FEAST #11 Proposals

Together on a Hill

Primarily a Caribbean and Jewish neighborhood, Crown Heights has a rich, and sometimes volatile, history. In recent years, the historic Crow Hill section in northwest Crown Heights—like several other parts of Brooklyn—has undergone a transformation in appearance and demographics. Many see these changes, shudder and whisper through their teeth, “gentrification.” Others celebrate. Some neighborhood tensions have surfaced even as new alliances form around an effort to develop without destroying.

Together on a Hill is an exploration of Crow Hill in transition, featuring day-in-the-life multimedia pieces combining sound and photography, similar in style to the New York Times series “One in 8 Million.” Defining a neighborhood while preserving its history-in-the-making, our project will spotlight this diverse, changing area through the stories of some 15 individuals, both newcomers and longtime residents.
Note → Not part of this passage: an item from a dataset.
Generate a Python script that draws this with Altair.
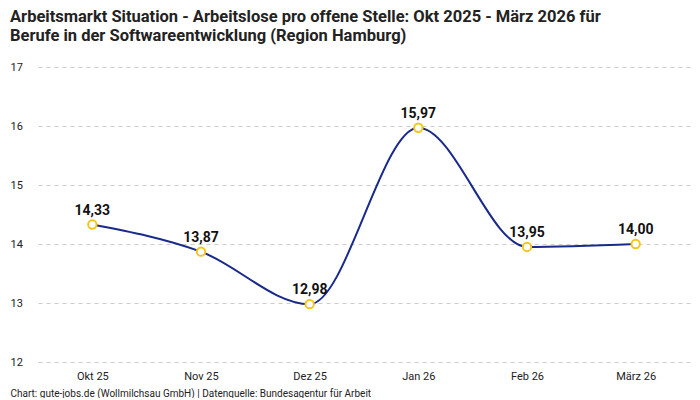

They include a local gardener, a graffiti artist, a backyard poultry raiser, a tattoo artist, a rabbi, a storefront church preacher, a longtime merchant, a community activist, and a building superintendent.

The final product will be a public presentation of the series outdoors in the new CHCA Community Garden, with refreshments donated by neighborhood vendors, and available for longer-term viewing at LaunchPad, a Crow Hill creative venue. This community-building project is aimed at helping create a bridge between the old and the new and bringing greater awareness about the complexity of local gentrification to all who live, work, and play on “the Hill.”

In the words of feisty, strong-willed community activist Eve Porter, 75, who has lived on Crow Hill for over 40 years: “You aren’t just here, you belong here.”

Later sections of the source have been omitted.